The Economy

Unemployment picture brightens, except on Molokai

July’s statewide unemployment rate of 6.3 percent reflected improvement in the Hawaii jobless rates on most islands. While Oahu joblessness remained steady at an unadjusted 5.8 percent and rates dropped on Maui, Kauai and the Big Island, Molokai unemployment rose from 12.1 percent in June to 14.8 percent in July. There are now fewer than 600,000 wage and salary jobs in Hawaii, and more than 40,000 unemployed workers, but both figures are better than year-before levels.

The Hawaii Department of Labor and Industrial Relations released island-by-island figures on Monday, Aug. 23 that showed Big Island unemployment fell from 10.4 percent in June to 10 percent in July. On Kauai, joblessness fell from 9 percent to 8.7 percent, while on Maui the rate dropped from 8.3 percent to 8 percent. Lanai joblessness fell even more, from 7.9 percent to 7 percent.

The improvement comes to about 4,000 fewer unemployed persons from July 2009 to July 2010. The total work force has increased by only 1,100 in the past year and actually shrank from June to July. Possible explanations include unemployed workers exhausting their benefits so that they are no longer counted; military workers deployed elsewhere; construction workers returning to the mainland after wrapping up the jobs they came here for; and people deciding to leave the work force to return to school.

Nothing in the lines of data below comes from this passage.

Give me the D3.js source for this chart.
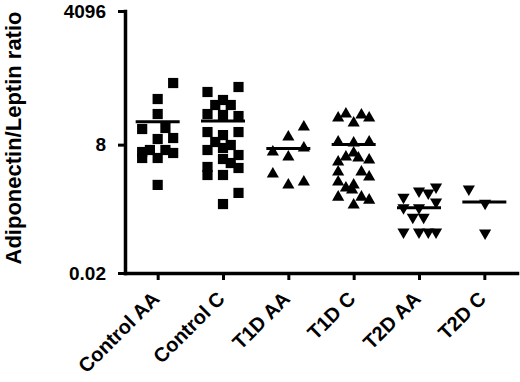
<!DOCTYPE html>
<html>
<head>
<meta charset="utf-8">
<script src="https://cdn.jsdelivr.net/npm/d3@7"></script>
<style>
    html, body { margin: 0; padding: 0; background: #fff; }
    svg { display: block; }
    text { font-family: "Liberation Sans", Arial, sans-serif; font-weight: bold; fill: #000; }
</style>
</head>
<body>
<div id="chart"></div>
<script>
// --- Data ---
const groups = ["Control AA", "Control C", "T1D AA", "T1D C", "T2D AA", "T2D C"];
const yTicks = [0.02, 8, 4096];

// ratio values per group, with the swarm column each dot sits in (-2..2)
const controlAA = [142, 67.3, 33.4, 16.6, 17.4, 10.9, 10.4, 5.67, 4.29, 6.23, 4.29, 6.23, 5.42, 1.22];
const controlAACol = [2, 0, 0, -2, 1, 2, 0, -2, -2, -1, 0, 1, 2, 0];

const controlC = [93.4, 117.9, 64.3, 50.9, 50.9, 33.4, 31.9, 30.4, 14.4, 14.4, 12.5, 9.05,
    7.87, 6.23, 6.84, 4.93, 4.09, 3.39, 2.69, 2.82, 1.94, 1.94, 0.84, 0.5];
const controlCCol = [-2, 2, 0, -1, 1, -2, 0, 2, -2, 2, 0, -1, 1, -2, 0, 2, 0, 1, 2, -2, -2, 0, 2, 0];

const t1dAA = [18.2, 11.4, 5.67, 6.84, 4.49, 2.03, 1.22, 1.4];
const t1dAACol = [2, 0, -2, 2, 0, -2, 0, 2];

const t1dC = [27.7, 33.4, 22.0, 31.9, 27.7, 9.05, 8.63, 9.05, 3.56, 4.49, 5.42, 4.29,
    3.9, 2.23, 1.4, 2.23, 1.77, 1.06, 1.22, 0.96, 0.69, 0.69, 0.6, 0.48];
const t1dCCol = [-2, -1, 0, 1, 2, -2, 0, 2, -2, -1, 0, 0.6, 2, -2, -2, 1, 2, -1, 0, -0.2, -2, 1, 2, 0];

const t2dAA = [1.11, 0.92, 0.84, 0.69, 0.55, 0.42, 0.42, 0.27, 0.27, 0.136, 0.136, 0.136, 0.136];
const t2dAACol = [2.2, 0, 1.2, -2, 2.2, -2, 0, -0.8, 0.6, -2, 0, 1.2, 2.2];

const t2dC = [1.01, 0.52, 0.129];
const t2dCCol = [-2, 0.1, 0.1];

// horizontal bar drawn across each group
const groupMeans = [23.3, 24.1, 6.68, 8.05, 0.421, 0.55];

(function () {
    "use strict";

    var values = [controlAA, controlC, t1dAA, t1dC, t2dAA, t2dC];
    var cols = [controlAACol, controlCCol, t1dAACol, t1dCCol, t2dAACol, t2dCCol];
    var shapes = ["square", "square", "up", "up", "down", "down"];

    var W = 520, H = 382;
    var svg = d3.select("#chart").append("svg")
        .attr("width", W)
        .attr("height", H);

    // --- Scales ---
    var x = d3.scalePoint().domain(groups).range([125, 517]).padding(0.5);
    var y = d3.scaleLog().base(2).domain([0.02, 4096]).range([273, 11]);
    var jitter = d3.scaleLinear().domain([-2, 2]).range([-15.5, 15.5]);

    var symbols = {
        square: d3.symbol().type(d3.symbolSquare).size(104),
        up: d3.symbol().type(d3.symbolTriangle).size(64),
        down: d3.symbol().type(d3.symbolTriangle).size(64)
    };

    // --- Axes ---
    var yAxis = svg.append("g")
        .attr("transform", "translate(125,0)")
        .call(d3.axisLeft(y).tickValues(yTicks).tickSize(7).tickSizeOuter(0)
            .tickPadding(12).tickFormat(function (d) { return String(d); }));

    var xAxis = svg.append("g")
        .attr("transform", "translate(0,273)")
        .call(d3.axisBottom(x).tickSize(7).tickSizeOuter(0).tickFormat(""));

    [yAxis, xAxis].forEach(function (g) {
        g.select(".domain").attr("stroke", "#000").attr("stroke-width", 3.5)
            .attr("stroke-linecap", "square");
        g.selectAll(".tick line").attr("stroke", "#000").attr("stroke-width", 3);
    });
    yAxis.selectAll(".tick text")
        .attr("font-size", 19)
        .attr("font-family", null)
        .attr("fill", "#000");

    // rotated category labels
    svg.append("g").selectAll("text")
        .data(groups)
        .join("text")
        .attr("transform", function (d) { return "translate(" + (x(d) + 3) + ",300) rotate(-45)"; })
        .attr("text-anchor", "end")
        .attr("font-size", 20)
        .text(function (d) { return d; });

    // y title
    svg.append("text")
        .attr("transform", "translate(21,138) rotate(-90)")
        .attr("text-anchor", "middle")
        .attr("font-size", 22)
        .text("Adiponectin/Leptin ratio");

    // --- Dots ---
    groups.forEach(function (g, i) {
        var pts = values[i].map(function (v, j) { return { v: v, c: cols[i][j] }; });
        svg.append("g").selectAll("path")
            .data(pts)
            .join("path")
            .attr("d", symbols[shapes[i]])
            .attr("fill", "#000")
            .attr("transform", function (d) {
                var t = "translate(" + (x(g) + jitter(d.c)) + "," + y(d.v) + ")";
                return shapes[i] === "down" ? t + " rotate(180)" : t;
            });
    });

    // --- Mean bars ---
    svg.append("g").selectAll("line")
        .data(groups)
        .join("line")
        .attr("x1", function (d) { return x(d) - 22; })
        .attr("x2", function (d) { return x(d) + 22; })
        .attr("y1", function (d, i) { return y(groupMeans[i]); })
        .attr("y2", function (d, i) { return y(groupMeans[i]); })
        .attr("stroke", "#000")
        .attr("stroke-width", 3);
})();
</script>
</body>
</html>
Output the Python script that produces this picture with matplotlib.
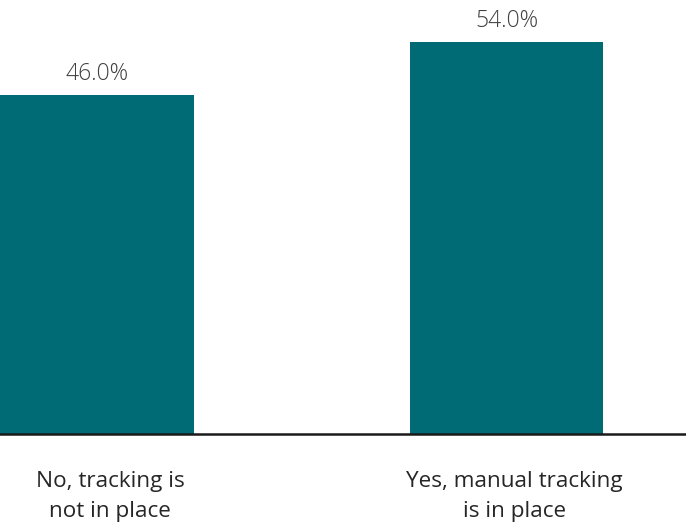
import matplotlib.pyplot as plt
import matplotlib.transforms as mtransforms

categories = ["No, tracking is\nnot in place", "Yes, manual tracking\nis in place"]
values = [46.0, 54.0]

plt.rcParams['font.family'] = ['Open Sans', 'DejaVu Sans']

fig = plt.figure(figsize=(6.86, 5.27), dpi=100)
base = 434 / 527
ax = fig.add_axes([0, 1 - base, 1, base])

y0 = -5.17
x = list(range(len(values)))
ax.bar(x, [v - y0 for v in values], bottom=y0, width=0.4725, color="#006B75")
for xi, v in zip(x, values):
    ax.annotate("{:.1f}%".format(v), (xi, v), xytext=(0, 10.5),
                textcoords="offset points", ha="center", va="baseline",
                fontsize=16.5, fontweight="light", color="#404040")

ax.set_xlim(-0.237, 1.438)
ax.set_ylim(y0, 60.34)
ax.set_yticks([])
ax.set_xticks(x)
ax.set_xticklabels(categories, fontsize=16.2, color="#262626", linespacing=1.55)
ax.tick_params(axis="x", length=0, pad=27)
# labels sit a little right of the bar centres in the original
for lab, dx in zip(ax.get_xticklabels(), [13, 7.5]):
    lab.set_transform(lab.get_transform() +
                      mtransforms.ScaledTranslation(dx / 100, 0, fig.dpi_scale_trans))
for s in ["top", "right", "left"]:
    ax.spines[s].set_visible(False)
ax.spines["bottom"].set_linewidth(1.8)
ax.spines["bottom"].set_color("#1a1a1a")

fig.savefig("out.png", dpi=100)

New jobless claims in Hawaii fell below 2,000 in the newest weekly report, and total claims were less than 8,000, the lowest level in a year and a half. DLIR on Aug. 26 reported 1,865 first-time claims and 17,432 total unemployment claims for the period Aug. 15-21. The number of new claims was the lowest since June 26 and second lowest since August 2008. The total claims number was the lowest since December 2008.

Comparing current jobless claims to the same time last year, claims are down 9% on the Big Island, down 14% on Oahu and Kauai, and down by nearly half in Maui County. The dramatic declines were reported after the U.S. Bureau of Labor Statistics in Washington, D.C., cheered markets with a comparatively modest decline in new jobless claims nationwide following several weeks of increases.

Economists consider employment to be a lagging economic indicator, meaning it’s one of the last things to improve as an economic downturn ends.